Just as Pop art of the 1960s irretrievably broke down the threshold between high and low, between great art and applied art, Volker Hildebrandt’s love project is fundamentally open to all so that everyone having acces to the internet can be part of this unique work of art. Everyone an artist! Joseph Beuys once posited believing in the creative transformation of society for the good. Now the time has come! Everyone who can voice - more or less creatively - “I love you” in ever which way is able to join in. At least in a rudimental way this exceptional emotion is known to every human being - and if not, all the same as a secondary experience drawn from film, literature and music. Love is at best the reason we are here. Love is the base for all good art. Love really pervades everything. So join in! And help to give love a home base from where it can conquer the world.

Whereas the homogeinity of the declarations of love, oftentimes taking only a few seconds, is banal, the way these declarations are uttered is highly individual. After all it’s not only one of the most frequently spoken sentences of the world, but also one of the most personal and intimate ones. Only selected persons are bestowed with this confession of the highest emotional bond. Comparing the numerous contributions to I love you with each other, vocal tone, intonation and emotional emphasis vary considerably. Although - or precisely because - spoken into the cold eye of a digital camera, posture, tone and facial expression tell us more about the person on view and his or her personal experience with love as they had necessarily been aware of during recording - the more so as the statements are rendered impersonal, because the beloved one is neither named nor present right at that moment. Only this way it is possible that the declarations of love appeal to everyone - just as Indiana’s L O V E adorned millions of love letters: everyone is invited. And everyone who participates becomes an author of this charming art project so as to leave one’s mark there by his or her individual notion of what love really is.

Whereas the love messages’ degree of expressiveness vary from time to time, the art work’s formal qualities comply with the internet’s technical conditions. Instead of silk screens and typographie, now it’s digital interfaces that depart from the artist’s personal hand, just as Pop art had once proclaimed in opposition to Abstract Expressionism. Moreover, the moving pictures are - apart from the participants’ personal expression - exceedingly homogenous. Being asked why his style was so impersonal and exchangeable, Andy Warhol said in an Art News-interview in 196 that he wanted to be a machine: The reason I’m painting this way is that I want to be a machine, and I feel that whatever I do and do machine-like is what I want to do. So nothing remained there of the idea of a unique artist as genius. Recalling this spirit of democratic equality, Volker Hildebrandt invented the love machine of pop. As far as possible, he doesn’t make appearance as an author. With his interent platform, he provides for the images’ frame and assigns their meaning in advance, unlike social internet platforms such as facebook and myspace. The medium actually is the message: it’s only about one thing - love.

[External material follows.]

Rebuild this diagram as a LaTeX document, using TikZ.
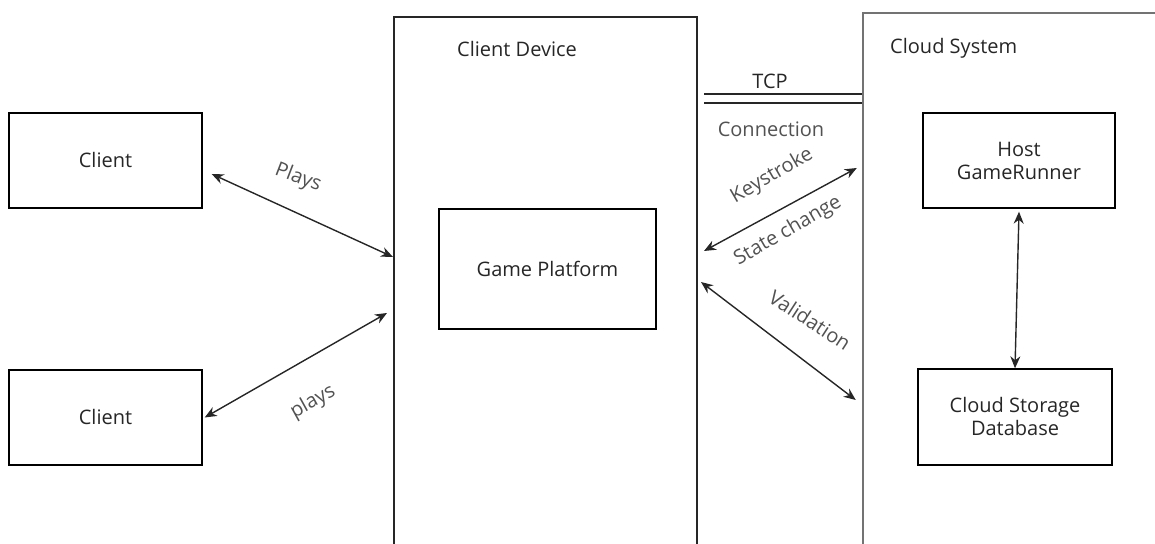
\documentclass[tikz,border=0pt]{standalone}
\usepackage{fontspec}
\setmainfont{Open Sans}
\usetikzlibrary{arrows.meta, positioning}

\begin{document}
\begin{tikzpicture}[
    x=1pt, y=1pt,
    font=\fontsize{20}{23}\selectfont,
    box/.style={draw, line width=1.4pt, align=center, inner sep=0pt,
                text=black!85},
    client/.style={box, minimum width=193pt, minimum height=95pt},
    frame/.style={draw, line width=2pt, inner sep=0pt},
    link/.style={{Stealth[length=12pt,width=10pt]}-{Stealth[length=12pt,width=10pt]},
                 line width=1.4pt, black!85},
    tag/.style={text=black!68, inner sep=0pt},
]
\path[use as bounding box, clip] (0,0) rectangle (1155,543);

% --- the two clients on the left -----------------------------------------------
\node[client] (client1) at (105.5,382.5) {Client};
\node[client] (client2) at (105.5,125.5) {Client};

% --- the device in the middle, cut off at the bottom -----------------------------
\node[frame, black!85, minimum width=303pt, minimum height=546pt] (device) at (545.5,253) {};
\node[tag, text=black!85, anchor=west] (devname) at (457,494) {Client Device};
\node[box, minimum width=217pt, minimum height=120pt] (platform) at (547.5,274) {Game Platform};

% --- the cloud on the right, cut off at the right and bottom ----------------------
\node[frame, black!55, line width=2.5pt, minimum width=317pt, minimum height=550pt] (cloud) at (1021.5,255) {};
\node[tag, text=black!85, anchor=west] (cloudname) at (890,495) {Cloud System};
\node[box, minimum width=192pt, minimum height=95pt] (host) at (1019,382.5) {Host\\GameRunner};
\node[box, minimum width=194pt, minimum height=96pt] (storage) at (1015,126) {Cloud Storage\\Database};
\draw[link] ([yshift=-3pt]host.south) -- (storage.north);

% --- clients play on the device ------------------------------------------------
\draw[link] ([shift={(9pt,-13.5pt)}]client1.east) -- ([yshift=33pt]device.west);
\node[tag, rotate=-21] (plays1) at (298,365) {Plays};
\draw[link] ([xshift=2pt]client2.east) -- ([shift={(-6pt,-23pt)}]device.west);
\node[tag, rotate=29] (plays2) at (313,141) {plays};

% --- TCP connection between device and cloud ------------------------------------
\coordinate (tcp) at (780,444.5);
\draw[double, double distance=7.7pt, line width=1.4pt, black!85]
    ([xshift=6pt]device.east |- tcp) -- (cloud.west |- tcp);
\node[tag, text=black!85] (tcpname) at (770,462) {TCP};
\node[tag] (connname) at (771,414) {Connection};

% --- messages between device and cloud -------------------------------------------
\draw[link] ([shift={(6pt,39pt)}]device.east) -- ([shift={(-5pt,120pt)}]cloud.west);
\node[tag, rotate=30] (keys) at (772,367) {Keystroke};
\node[tag, rotate=30] (state) at (788,312) {State change};
\draw[link] ([shift={(3pt,8pt)}]device.east) -- ([shift={(-6pt,-112pt)}]cloud.west);
\node[tag, rotate=-33] (valid) at (810,223) {Validation};

\end{tikzpicture}
\end{document}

Ideas of cosy togetherness may differ worldwide, but all of them find a space in the Home of love, because there is hardly anything that unifies humankind as much as the longing for romantic love - in one way or other, it occurs in every human society. In short: with I love you. A lovely art project, in his search for a universally valid art form Volker Hildebrandt has found some kind of container that can be filled as inidivually and as homogenously as possible. The union of love, consumerism and pop originating in the 1960s resulted in something especially beautiful: a home of love.